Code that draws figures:

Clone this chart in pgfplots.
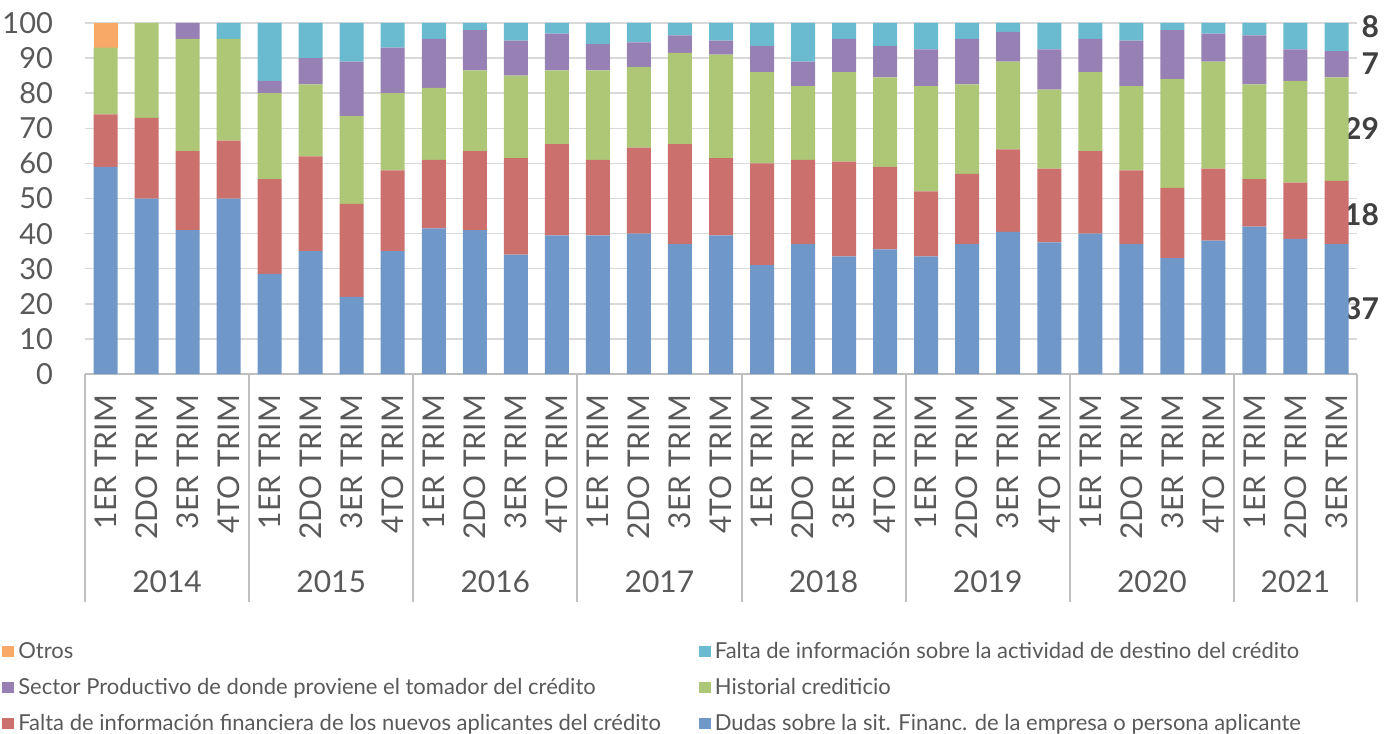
\documentclass[border=0pt]{standalone}
\usepackage{fontspec}
\setmainfont{Lato}
\usepackage{pgfplots}
\pgfplotsset{compat=1.18}
\usepackage{pgfplotstable}

\definecolor{cBlue}{HTML}{4F81BD}
\definecolor{cRed}{HTML}{C0504D}
\definecolor{cGreen}{HTML}{9BBB59}
\definecolor{cPurple}{HTML}{8064A2}
\definecolor{cCyan}{HTML}{4BACC6}
\definecolor{cOrange}{HTML}{F79646}
\definecolor{tickgray}{HTML}{595959}
\definecolor{labgray}{HTML}{404040}
\definecolor{gridgray}{HTML}{D9D9D9}
\definecolor{sepgray}{HTML}{BFBFBF}

\pgfplotstableread{
i    blue  red   green purple cyan otros
0    59    15    19    0      0    7
1    50    23    27    0      0    0
2    41    22.5  32    4.5    0    0
3    50    16.5  29    0      4.5  0
4    28.5  27    24.5  3.5    16.5 0
5    35    27    20.5  7.5    10   0
6    22    26.5  25    15.5   11   0
7    35    23    22    13     7    0
8    41.5  19.5  20.5  14     4.5  0
9    41    22.5  23    11.5   2    0
10   34    27.5  23.5  10     5    0
11   39.5  26    21    10.5   3    0
12   39.5  21.5  25.5  7.5    6    0
13   40    24.5  23    7      5.5  0
14   37    28.5  26    5      3.5  0
15   39.5  22    29.5  4      5    0
16   31    29    26    7.5    6.5  0
17   37    24    21    7      11   0
18   33.5  27    25.5  9.5    4.5  0
19   35.5  23.5  25.5  9      6.5  0
20   33.5  18.5  30    10.5   7.5  0
21   37    20    25.5  13     4.5  0
22   40.5  23.5  25    8.5    2.5  0
23   37.5  21    22.5  11.5   7.5  0
24   40    23.5  22.5  9.5    4.5  0
25   37    21    24    13     5    0
26   33    20    31    14     2    0
27   38    20.5  30.5  8      3    0
28   42    13.5  27    14     3.5  0
29   38.5  16    29    9      7.5  0
30   37    18    29.5  7.5    8    0
}\data

\tikzset{
  stripes/.style={fill=#1!82!white, draw=none},
}

\begin{document}
\begin{tikzpicture}
\begin{axis}[
  scale only axis, width=636pt, height=175.5pt,
  ybar stacked, bar width=12pt,
  xmin=-0.5, xmax=30.5, ymin=0, ymax=100,
  clip=false,
  xtick={0,...,30},
  xticklabels={1ER TRIM,2DO TRIM,3ER TRIM,4TO TRIM,1ER TRIM,2DO TRIM,3ER TRIM,4TO TRIM,1ER TRIM,2DO TRIM,3ER TRIM,4TO TRIM,1ER TRIM,2DO TRIM,3ER TRIM,4TO TRIM,1ER TRIM,2DO TRIM,3ER TRIM,4TO TRIM,1ER TRIM,2DO TRIM,3ER TRIM,4TO TRIM,1ER TRIM,2DO TRIM,3ER TRIM,4TO TRIM,1ER TRIM,2DO TRIM,3ER TRIM},
  xticklabel style={rotate=90, anchor=east, font=\fontsize{15}{15}\selectfont, text=tickgray},
  xticklabel shift=7pt,
  ytick={0,10,...,100},
  yticklabel style={font=\fontsize{14.5}{14.5}\selectfont, text=tickgray, xshift=-12.5pt},
  /pgf/number format/assume math mode=true,
  ymajorgrids, grid style={gridgray, line width=0.75pt},
  axis lines*=left,
  y axis line style={draw=none},
  x axis line style={draw=sepgray, line width=1pt},
  major tick length=0pt,
  tick style={draw=none},
  legend columns=2,
  reverse legend,
  legend cell align=left,
  legend image code/.code={\path[#1] (0pt,-2.75pt) rectangle (6pt,2.75pt);},
  legend style={at={(-0.0653,-0.752)}, anchor=north west, draw=none, fill=none,
    font=\fontsize{11}{12}\selectfont, text=tickgray, inner sep=0pt,
    row sep=4.3pt,
    /tikz/every even column/.append style={column sep=17pt}},
]
\addplot[stripes=cBlue] table[x=i, y=blue] {\data};
\addlegendentry{Dudas sobre la sit. Financ. de la empresa o persona aplicante}
\addplot[stripes=cRed] table[x=i, y=red] {\data};
\addlegendentry{Falta de información financiera de los nuevos aplicantes del crédito}
\addplot[stripes=cGreen] table[x=i, y=green] {\data};
\addlegendentry{Historial crediticio}
\addplot[stripes=cPurple] table[x=i, y=purple] {\data};
\addlegendentry{Sector Productivo de donde proviene el tomador del crédito}
\addplot[stripes=cCyan] table[x=i, y=cyan] {\data};
\addlegendentry{Falta de información sobre la actividad de destino del crédito}
\addplot[stripes=cOrange] table[x=i, y=otros] {\data};
\addlegendentry{Otros}

\pgfplotsinvokeforeach{-0.5,3.5,7.5,11.5,15.5,19.5,23.5,27.5,30.5}{
  \draw[sepgray, line width=1pt] (axis cs:#1,0) -- ([yshift=-114pt]axis cs:#1,0);
}
\tikzset{yr/.style={font=\fontsize{15}{15}\selectfont, text=tickgray, yshift=-104pt}}
\node[yr] at (axis cs:1.5,0) {2014};
\node[yr] at (axis cs:5.5,0) {2015};
\node[yr] at (axis cs:9.5,0) {2016};
\node[yr] at (axis cs:13.5,0) {2017};
\node[yr] at (axis cs:17.5,0) {2018};
\node[yr] at (axis cs:21.5,0) {2019};
\node[yr] at (axis cs:25.5,0) {2020};
\node[yr] at (axis cs:29,0) {2021};

\tikzset{rl/.style={anchor=east, font=\bfseries\fontsize{15}{15}\selectfont, text=labgray, xshift=14.5pt}}
\node[rl] at (axis cs:30.5,18.5) {37};
\node[rl] at (axis cs:30.5,45.5) {18};
\node[rl] at (axis cs:30.5,70) {29};
\node[rl] at (axis cs:30.5,88.3) {7};
\node[rl] at (axis cs:30.5,99) {8};

\coordinate (SW) at (rel axis cs:0,0);
\coordinate (NE) at (rel axis cs:1,1);
\end{axis}
\pgfresetboundingbox
\path[use as bounding box] ([xshift=-42.5pt,yshift=-179.5pt]SW) rectangle ([xshift=15.5pt,yshift=11.5pt]NE);
\end{tikzpicture}
\end{document}
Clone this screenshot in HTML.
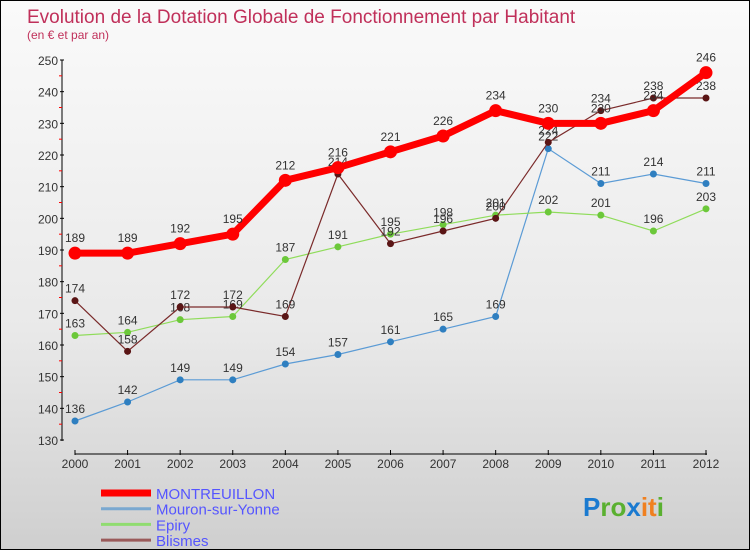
<!DOCTYPE html>
<html><head><meta charset="utf-8"><style>
body{margin:0}
#c{width:748px;height:548px;border:1px solid #000;background:linear-gradient(#fafafa,#e9e9e9 60%,#cfcfcf);position:relative;overflow:hidden;font-family:"Liberation Sans",sans-serif}
</style></head><body>
<div id="c">
<svg id="s" width="748" height="548" style="position:absolute;left:0;top:0"></svg>
</div>
<script>
const years=["2000","2001","2002","2003","2004","2005","2006","2007","2008","2009","2010","2011","2012"];
const yTicks=[130,140,150,160,170,180,190,200,210,220,230,240,250];
const montreuillon=[189,189,192,195,212,216,221,226,234,230,230,234,246];
const mouron=[136,142,149,149,154,157,161,165,169,222,211,214,211];
const epiry=[163,164,168,169,187,191,195,198,201,202,201,196,203];
const blismes=[174,158,172,172,169,214,192,196,200,224,234,238,238];
const seriesNames=["MONTREUILLON","Mouron-sur-Yonne","Epiry","Blismes"];
const NS="http://www.w3.org/2000/svg";
const s=document.getElementById('s');
function X(i){return 74+i*(705-74)/12;}
function Y(v){return 439-(v-130)*(380/120);}
function el(t,a,txt){const e=document.createElementNS(NS,t);for(const k in a)e.setAttribute(k,a[k]);if(txt!==undefined)e.textContent=txt;s.appendChild(e);return e;}
let e;
e=el('text',{x:26,y:22,'font-size':19,fill:'#c0305a'},'Evolution de la Dotation Globale de Fonctionnement par Habitant');

e=el('text',{x:26,y:38,'font-size':12,fill:'#c0305a'},'(en € et par an)');

e=el('line',{x1:61,y1:59,x2:61,y2:440,stroke:'#000'});

yTicks.forEach((v,i)=>{
 el('line',{x1:59,y1:Y(v),x2:63,y2:Y(v),stroke:'#000'});
 if(i<yTicks.length-1)el('line',{x1:58,y1:Y(v+5),x2:61,y2:Y(v+5),stroke:'#f00'});
 e=el('text',{x:57,y:Y(v)+5,'font-size':12,fill:'#333','text-anchor':'end'},v);
 
});
e=el('line',{x1:74,y1:453,x2:706,y2:453,stroke:'#000'});

years.forEach((y,i)=>{
 el('line',{x1:X(i),y1:449,x2:X(i),y2:454,stroke:'#000'});
 e=el('text',{x:X(i),y:467,'font-size':12,fill:'#333','text-anchor':'middle'},y);
 
});
function series(data,color,dot,w,r,name){
 const g=el('g',{});
 
 const p=document.createElementNS(NS,'polyline');
 p.setAttribute('points',data.map((v,i)=>X(i)+','+Y(v)).join(' '));
 p.setAttribute('fill','none');p.setAttribute('stroke',color);p.setAttribute('stroke-width',w);
 g.appendChild(p);
 data.forEach((v,i)=>{
  const c=document.createElementNS(NS,'circle');
  c.setAttribute('cx',X(i));c.setAttribute('cy',Y(v));c.setAttribute('r',r);c.setAttribute('fill',dot);
  
  g.appendChild(c);
  const t=document.createElementNS(NS,'text');
  t.setAttribute('x',X(i));t.setAttribute('y',Y(v)-8-(r>4?3:0));t.setAttribute('font-size',12);
  t.setAttribute('fill','#333');t.setAttribute('text-anchor','middle');t.textContent=v;
  
  g.appendChild(t);
 });
}
series(mouron,'#5b9bd5','#2f7fc0',1.2,3.5,'mouron-series');
series(epiry,'#8fdc5a','#6cc83a',1.2,3.5,'epiry-series');
series(blismes,'#7a2a2a','#5a1515',1.2,3.5,'blismes-series');
series(montreuillon,'#f00','#f00',7,6.5,'montreuillon-series');
const lc=['#f00','#7aa8d0','#90dc70','#9a5a5a'],lw=[7,3,3,3];
seriesNames.forEach((n,i)=>{
 const y=492+i*15.7;
 e=el('line',{x1:100,y1:y,x2:150,y2:y,stroke:lc[i],'stroke-width':lw[i]});
 
 e=el('text',{x:155,y:y+6,'font-size':15,fill:'#55f'},n);
 
});
const lg=el('text',{x:582,y:515,'font-size':26,'font-weight':'bold'});

[['P','#1a7ad0'],['ro','#5ab030'],['x','#1a7ad0'],['it','#f08020'],['i','#5ab030']].forEach(([t,c])=>{const sp=document.createElementNS(NS,'tspan');sp.setAttribute('fill',c);sp.textContent=t;lg.appendChild(sp);});
</script>
</body></html>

Problem requirements
Look through the listing and extract every line with "this" in it.

Solution to the problem
Clone this chart in pgfplots.
Clone this screenshot in HTML.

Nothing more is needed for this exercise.